*Code that draws figures*.
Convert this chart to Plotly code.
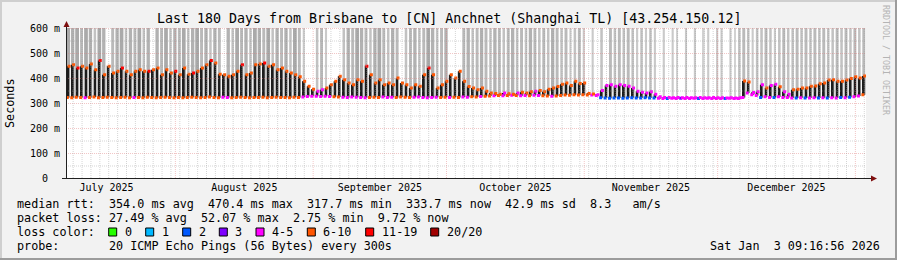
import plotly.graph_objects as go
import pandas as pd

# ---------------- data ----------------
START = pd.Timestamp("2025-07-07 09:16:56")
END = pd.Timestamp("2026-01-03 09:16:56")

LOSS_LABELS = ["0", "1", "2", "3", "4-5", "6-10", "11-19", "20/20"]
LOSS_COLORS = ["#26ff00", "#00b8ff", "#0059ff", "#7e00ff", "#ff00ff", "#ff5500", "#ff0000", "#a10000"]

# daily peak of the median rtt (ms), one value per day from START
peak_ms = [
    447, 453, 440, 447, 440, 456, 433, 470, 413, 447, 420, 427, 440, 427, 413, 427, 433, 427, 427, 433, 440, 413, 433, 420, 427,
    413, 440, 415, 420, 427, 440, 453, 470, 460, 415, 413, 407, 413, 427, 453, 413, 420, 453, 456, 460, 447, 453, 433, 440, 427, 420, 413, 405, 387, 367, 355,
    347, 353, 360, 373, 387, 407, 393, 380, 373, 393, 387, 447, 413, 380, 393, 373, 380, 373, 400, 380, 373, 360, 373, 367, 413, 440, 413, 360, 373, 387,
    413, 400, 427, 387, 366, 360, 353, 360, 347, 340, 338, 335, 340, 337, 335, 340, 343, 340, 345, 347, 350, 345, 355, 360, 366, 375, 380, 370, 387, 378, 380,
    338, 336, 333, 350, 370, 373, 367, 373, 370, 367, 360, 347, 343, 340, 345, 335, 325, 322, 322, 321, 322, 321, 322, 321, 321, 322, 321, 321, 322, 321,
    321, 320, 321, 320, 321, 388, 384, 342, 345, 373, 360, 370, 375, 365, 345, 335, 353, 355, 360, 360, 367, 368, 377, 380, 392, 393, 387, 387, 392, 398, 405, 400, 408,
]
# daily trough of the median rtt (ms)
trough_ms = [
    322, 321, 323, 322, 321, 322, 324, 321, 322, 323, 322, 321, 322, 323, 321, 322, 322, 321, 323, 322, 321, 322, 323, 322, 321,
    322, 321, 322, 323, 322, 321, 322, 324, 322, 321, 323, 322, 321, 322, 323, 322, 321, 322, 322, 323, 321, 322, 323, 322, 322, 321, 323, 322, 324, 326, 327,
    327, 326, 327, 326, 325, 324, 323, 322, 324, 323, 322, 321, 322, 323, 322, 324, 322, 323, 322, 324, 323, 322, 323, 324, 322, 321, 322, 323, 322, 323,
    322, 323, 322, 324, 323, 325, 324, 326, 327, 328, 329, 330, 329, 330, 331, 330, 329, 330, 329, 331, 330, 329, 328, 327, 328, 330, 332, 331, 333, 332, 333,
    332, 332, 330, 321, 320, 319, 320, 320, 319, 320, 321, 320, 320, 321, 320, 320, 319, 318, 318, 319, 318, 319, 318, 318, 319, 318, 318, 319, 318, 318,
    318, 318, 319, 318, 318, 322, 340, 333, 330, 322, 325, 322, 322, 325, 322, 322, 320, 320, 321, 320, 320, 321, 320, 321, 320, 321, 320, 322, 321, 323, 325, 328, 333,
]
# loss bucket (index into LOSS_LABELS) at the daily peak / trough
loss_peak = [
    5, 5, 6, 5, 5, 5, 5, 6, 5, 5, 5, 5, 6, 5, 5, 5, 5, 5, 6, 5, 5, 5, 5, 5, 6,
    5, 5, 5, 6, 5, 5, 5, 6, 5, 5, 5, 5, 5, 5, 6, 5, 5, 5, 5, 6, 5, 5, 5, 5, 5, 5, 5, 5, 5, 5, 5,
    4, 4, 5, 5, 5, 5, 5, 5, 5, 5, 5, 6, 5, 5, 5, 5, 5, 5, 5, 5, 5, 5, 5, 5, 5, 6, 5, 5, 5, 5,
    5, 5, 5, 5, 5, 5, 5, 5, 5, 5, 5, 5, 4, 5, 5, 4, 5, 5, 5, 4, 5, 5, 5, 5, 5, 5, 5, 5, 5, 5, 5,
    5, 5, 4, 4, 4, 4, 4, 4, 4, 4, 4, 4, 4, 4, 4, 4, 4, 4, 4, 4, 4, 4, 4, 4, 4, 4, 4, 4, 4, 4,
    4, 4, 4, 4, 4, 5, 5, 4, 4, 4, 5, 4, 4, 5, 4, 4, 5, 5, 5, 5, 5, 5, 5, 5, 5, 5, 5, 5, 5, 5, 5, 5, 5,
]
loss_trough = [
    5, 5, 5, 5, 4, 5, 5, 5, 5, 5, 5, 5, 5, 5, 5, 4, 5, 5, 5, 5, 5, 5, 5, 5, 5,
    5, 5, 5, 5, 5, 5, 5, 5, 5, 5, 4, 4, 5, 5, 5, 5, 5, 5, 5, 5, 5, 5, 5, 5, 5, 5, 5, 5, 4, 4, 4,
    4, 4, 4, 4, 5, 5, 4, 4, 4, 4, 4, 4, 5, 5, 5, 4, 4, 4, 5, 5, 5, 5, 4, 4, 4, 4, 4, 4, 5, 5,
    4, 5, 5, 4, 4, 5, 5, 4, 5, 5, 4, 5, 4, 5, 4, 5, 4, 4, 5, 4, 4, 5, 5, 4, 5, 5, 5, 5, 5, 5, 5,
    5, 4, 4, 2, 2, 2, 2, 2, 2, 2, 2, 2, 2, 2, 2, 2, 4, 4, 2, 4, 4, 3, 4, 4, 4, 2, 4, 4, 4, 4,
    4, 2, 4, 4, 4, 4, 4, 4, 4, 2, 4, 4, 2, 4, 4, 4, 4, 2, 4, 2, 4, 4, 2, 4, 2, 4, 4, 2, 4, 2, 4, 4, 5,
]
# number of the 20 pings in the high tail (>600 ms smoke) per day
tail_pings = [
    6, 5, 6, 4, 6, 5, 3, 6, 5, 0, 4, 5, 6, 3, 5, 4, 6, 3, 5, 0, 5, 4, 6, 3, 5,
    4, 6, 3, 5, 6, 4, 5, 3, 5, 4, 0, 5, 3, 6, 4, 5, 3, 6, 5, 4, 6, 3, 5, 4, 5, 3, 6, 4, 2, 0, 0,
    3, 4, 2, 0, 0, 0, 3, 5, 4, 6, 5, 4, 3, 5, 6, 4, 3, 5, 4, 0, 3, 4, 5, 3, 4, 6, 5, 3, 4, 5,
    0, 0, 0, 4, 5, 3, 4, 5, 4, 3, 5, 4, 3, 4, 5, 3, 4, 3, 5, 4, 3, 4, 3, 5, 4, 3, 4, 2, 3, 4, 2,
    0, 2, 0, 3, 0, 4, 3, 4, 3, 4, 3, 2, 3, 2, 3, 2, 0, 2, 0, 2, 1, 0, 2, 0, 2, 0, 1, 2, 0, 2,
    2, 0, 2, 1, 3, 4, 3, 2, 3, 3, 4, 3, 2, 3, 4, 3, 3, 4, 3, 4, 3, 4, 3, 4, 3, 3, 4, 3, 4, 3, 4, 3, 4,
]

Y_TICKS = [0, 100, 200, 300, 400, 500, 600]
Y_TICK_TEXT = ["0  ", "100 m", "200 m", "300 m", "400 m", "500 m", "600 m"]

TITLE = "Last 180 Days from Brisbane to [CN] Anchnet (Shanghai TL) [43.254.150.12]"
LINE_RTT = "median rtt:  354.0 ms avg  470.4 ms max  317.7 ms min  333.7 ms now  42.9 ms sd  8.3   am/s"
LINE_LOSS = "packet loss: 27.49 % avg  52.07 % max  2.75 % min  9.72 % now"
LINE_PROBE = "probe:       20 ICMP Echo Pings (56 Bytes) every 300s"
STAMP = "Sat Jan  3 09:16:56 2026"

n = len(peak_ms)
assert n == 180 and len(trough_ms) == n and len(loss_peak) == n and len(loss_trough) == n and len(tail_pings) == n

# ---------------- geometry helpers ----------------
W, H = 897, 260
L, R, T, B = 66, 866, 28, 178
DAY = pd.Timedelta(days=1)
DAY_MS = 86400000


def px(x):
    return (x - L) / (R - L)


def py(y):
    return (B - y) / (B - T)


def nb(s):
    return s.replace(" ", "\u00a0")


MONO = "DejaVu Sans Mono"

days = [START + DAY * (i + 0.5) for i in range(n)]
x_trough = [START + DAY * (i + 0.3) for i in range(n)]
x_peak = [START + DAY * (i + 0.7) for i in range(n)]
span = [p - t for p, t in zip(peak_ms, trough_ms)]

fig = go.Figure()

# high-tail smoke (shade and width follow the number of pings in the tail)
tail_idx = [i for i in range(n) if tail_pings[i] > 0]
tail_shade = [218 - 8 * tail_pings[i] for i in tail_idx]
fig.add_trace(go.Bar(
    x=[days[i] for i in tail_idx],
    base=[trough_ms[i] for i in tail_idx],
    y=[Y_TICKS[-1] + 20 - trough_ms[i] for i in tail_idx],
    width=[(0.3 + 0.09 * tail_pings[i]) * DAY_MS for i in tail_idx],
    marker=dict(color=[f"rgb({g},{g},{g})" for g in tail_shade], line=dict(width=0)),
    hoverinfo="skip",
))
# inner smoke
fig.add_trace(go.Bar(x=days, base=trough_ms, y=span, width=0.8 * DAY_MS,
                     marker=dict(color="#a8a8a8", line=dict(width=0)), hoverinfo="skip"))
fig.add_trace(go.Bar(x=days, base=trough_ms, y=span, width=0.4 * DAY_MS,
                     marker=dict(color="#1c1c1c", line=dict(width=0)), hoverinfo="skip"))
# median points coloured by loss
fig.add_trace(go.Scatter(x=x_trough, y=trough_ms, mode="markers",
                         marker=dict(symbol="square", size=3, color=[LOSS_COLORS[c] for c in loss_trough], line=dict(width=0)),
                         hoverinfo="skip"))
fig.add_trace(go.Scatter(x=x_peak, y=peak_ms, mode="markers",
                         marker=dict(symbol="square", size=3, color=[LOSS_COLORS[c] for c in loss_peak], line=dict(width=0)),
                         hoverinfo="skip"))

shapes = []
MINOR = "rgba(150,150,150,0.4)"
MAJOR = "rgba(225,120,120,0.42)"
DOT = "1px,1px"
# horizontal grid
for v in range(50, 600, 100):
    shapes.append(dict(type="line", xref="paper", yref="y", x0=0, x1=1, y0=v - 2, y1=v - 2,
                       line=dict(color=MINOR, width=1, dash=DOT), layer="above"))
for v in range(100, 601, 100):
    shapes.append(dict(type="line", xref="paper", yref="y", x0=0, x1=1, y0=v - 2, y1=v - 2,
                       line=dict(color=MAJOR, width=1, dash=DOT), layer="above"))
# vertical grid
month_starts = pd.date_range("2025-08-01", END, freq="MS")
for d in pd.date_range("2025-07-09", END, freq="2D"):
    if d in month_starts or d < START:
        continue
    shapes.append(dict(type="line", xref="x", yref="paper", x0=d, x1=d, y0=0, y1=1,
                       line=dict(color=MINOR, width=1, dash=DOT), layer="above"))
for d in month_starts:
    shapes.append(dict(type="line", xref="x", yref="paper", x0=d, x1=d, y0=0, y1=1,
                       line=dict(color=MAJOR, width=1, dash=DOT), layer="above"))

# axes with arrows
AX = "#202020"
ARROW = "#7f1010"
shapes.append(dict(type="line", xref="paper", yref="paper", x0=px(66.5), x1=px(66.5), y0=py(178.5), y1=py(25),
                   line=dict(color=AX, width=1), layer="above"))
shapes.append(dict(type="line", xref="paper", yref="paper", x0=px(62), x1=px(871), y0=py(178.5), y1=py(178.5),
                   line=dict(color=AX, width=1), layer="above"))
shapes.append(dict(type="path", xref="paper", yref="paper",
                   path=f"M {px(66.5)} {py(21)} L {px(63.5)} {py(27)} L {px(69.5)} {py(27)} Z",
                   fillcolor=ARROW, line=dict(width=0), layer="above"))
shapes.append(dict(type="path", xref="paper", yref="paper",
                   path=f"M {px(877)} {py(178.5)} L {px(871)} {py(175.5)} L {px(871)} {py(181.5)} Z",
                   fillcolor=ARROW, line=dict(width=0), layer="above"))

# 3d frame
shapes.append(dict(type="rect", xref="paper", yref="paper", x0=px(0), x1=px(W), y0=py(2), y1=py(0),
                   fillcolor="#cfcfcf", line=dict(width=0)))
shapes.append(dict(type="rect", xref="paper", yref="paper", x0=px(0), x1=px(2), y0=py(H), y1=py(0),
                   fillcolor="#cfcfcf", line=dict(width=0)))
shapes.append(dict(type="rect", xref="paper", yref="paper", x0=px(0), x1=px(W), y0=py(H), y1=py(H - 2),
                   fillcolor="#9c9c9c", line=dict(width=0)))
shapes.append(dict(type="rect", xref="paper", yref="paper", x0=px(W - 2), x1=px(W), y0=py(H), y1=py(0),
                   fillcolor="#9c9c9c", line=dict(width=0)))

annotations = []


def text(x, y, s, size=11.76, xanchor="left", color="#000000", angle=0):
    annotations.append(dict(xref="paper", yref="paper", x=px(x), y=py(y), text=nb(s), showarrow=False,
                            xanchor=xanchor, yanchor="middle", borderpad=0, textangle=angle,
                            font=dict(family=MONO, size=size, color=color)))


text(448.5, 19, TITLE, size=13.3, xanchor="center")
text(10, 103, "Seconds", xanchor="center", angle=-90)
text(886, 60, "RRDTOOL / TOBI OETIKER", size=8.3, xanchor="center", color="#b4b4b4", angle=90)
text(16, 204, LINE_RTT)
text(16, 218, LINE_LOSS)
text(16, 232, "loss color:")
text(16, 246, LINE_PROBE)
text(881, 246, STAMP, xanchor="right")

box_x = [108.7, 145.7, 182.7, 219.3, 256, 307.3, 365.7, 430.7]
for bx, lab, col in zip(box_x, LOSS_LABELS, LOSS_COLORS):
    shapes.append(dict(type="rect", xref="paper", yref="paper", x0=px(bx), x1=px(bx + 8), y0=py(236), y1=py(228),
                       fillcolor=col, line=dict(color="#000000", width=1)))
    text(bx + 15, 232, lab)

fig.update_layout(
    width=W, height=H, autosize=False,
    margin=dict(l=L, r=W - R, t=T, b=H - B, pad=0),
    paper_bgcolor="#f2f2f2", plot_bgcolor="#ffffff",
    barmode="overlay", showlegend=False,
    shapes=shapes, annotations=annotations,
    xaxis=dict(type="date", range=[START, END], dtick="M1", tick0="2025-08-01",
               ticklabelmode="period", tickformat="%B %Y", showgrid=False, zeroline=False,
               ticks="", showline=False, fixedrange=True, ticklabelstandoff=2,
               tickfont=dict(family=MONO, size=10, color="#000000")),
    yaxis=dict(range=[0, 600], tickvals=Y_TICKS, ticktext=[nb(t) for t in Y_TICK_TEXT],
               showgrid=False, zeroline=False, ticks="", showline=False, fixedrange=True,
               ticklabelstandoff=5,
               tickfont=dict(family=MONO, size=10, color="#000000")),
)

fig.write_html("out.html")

--

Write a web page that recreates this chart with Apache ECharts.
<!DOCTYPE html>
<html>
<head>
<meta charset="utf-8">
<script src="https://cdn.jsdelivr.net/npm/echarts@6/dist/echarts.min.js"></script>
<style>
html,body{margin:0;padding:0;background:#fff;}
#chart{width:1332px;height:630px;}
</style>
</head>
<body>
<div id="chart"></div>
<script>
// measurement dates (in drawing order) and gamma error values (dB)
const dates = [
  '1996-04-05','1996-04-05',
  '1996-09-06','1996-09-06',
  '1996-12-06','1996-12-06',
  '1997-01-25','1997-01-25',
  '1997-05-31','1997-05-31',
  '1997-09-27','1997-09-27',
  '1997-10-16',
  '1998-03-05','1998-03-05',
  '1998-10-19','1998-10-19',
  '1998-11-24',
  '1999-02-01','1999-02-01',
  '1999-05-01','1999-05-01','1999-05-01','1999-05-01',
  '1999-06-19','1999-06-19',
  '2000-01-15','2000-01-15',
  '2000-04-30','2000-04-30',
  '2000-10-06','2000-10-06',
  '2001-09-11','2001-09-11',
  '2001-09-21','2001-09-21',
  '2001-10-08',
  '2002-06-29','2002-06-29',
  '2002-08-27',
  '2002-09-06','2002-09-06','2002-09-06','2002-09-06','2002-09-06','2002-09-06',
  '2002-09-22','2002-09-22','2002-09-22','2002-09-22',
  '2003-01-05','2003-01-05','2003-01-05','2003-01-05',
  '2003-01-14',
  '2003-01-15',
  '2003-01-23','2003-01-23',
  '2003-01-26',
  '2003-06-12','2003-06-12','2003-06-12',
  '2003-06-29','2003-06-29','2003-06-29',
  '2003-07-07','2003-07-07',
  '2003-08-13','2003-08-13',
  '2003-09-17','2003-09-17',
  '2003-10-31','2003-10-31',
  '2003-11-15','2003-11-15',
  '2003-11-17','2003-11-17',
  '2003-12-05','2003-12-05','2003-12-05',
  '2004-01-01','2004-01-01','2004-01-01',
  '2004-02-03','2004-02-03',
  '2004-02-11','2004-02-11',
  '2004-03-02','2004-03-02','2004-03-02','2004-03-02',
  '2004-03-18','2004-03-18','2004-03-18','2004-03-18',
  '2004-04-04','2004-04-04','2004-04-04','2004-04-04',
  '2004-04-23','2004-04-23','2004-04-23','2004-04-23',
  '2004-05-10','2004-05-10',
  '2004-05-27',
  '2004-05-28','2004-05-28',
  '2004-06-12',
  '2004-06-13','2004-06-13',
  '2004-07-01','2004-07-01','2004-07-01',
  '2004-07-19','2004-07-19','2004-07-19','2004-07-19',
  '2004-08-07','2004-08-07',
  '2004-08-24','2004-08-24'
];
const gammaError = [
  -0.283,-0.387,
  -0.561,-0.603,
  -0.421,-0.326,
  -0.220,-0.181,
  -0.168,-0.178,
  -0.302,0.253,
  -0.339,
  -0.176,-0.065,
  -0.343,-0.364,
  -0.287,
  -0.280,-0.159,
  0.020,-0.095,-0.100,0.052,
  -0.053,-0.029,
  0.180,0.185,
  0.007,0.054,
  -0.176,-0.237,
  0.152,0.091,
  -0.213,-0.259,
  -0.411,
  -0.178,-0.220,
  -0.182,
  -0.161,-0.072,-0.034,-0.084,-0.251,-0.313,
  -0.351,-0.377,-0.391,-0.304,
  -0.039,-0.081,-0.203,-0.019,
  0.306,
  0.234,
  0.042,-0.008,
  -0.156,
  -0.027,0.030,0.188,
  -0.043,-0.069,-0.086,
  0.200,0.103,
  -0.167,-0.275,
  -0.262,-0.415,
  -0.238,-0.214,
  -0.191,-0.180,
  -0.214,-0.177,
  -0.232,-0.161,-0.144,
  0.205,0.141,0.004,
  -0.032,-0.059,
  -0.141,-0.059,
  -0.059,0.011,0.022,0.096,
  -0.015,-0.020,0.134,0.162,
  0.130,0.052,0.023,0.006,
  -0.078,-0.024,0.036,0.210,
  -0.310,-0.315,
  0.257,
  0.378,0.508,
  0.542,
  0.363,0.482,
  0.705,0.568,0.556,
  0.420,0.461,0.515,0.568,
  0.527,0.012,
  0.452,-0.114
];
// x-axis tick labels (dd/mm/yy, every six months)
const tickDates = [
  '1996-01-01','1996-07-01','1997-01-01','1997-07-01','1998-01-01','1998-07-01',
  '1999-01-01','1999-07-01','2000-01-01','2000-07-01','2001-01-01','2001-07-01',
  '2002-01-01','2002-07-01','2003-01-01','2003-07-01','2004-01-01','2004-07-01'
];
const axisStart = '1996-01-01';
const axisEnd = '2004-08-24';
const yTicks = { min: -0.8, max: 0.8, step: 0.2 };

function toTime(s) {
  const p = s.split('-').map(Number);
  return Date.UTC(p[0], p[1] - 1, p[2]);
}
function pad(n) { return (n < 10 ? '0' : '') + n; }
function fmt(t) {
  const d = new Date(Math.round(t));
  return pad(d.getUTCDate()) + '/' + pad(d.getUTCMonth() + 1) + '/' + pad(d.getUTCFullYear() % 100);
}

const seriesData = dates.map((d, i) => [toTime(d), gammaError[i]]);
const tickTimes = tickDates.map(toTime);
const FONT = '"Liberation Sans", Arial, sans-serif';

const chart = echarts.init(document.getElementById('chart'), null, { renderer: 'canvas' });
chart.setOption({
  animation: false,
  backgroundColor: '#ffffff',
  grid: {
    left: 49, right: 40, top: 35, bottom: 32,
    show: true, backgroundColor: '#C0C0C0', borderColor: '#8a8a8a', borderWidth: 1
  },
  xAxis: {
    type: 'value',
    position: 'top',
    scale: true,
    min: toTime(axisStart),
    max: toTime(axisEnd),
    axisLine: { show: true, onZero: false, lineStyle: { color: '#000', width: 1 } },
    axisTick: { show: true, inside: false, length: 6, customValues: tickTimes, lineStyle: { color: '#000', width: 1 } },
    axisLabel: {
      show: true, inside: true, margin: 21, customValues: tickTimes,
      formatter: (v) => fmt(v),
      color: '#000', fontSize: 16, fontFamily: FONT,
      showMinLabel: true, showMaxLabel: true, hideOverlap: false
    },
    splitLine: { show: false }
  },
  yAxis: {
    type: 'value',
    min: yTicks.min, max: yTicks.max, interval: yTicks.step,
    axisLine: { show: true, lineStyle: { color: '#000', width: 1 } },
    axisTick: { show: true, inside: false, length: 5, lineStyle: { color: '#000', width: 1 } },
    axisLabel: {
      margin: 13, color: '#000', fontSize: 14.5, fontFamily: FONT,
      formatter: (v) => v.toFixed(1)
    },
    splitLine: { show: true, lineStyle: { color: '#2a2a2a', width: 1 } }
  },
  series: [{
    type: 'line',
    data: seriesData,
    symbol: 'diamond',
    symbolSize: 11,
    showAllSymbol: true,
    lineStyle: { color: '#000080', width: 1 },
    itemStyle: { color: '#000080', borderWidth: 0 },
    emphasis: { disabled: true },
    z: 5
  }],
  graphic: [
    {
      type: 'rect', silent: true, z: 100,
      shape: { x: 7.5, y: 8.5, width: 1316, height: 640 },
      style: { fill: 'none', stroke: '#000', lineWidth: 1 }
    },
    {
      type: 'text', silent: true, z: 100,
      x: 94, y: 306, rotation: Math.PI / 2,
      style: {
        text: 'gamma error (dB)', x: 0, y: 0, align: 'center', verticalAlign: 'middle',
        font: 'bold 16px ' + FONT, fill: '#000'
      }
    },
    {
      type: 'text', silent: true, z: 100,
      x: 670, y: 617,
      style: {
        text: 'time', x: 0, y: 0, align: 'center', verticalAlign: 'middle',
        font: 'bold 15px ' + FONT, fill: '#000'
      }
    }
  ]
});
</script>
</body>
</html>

*EXERCISE*. From the data, pick out every line that includes "with".

*SOLUTION FOR THIS TASK*.
# axes with arrows
Write a web page that recreates this chart with Apache ECharts.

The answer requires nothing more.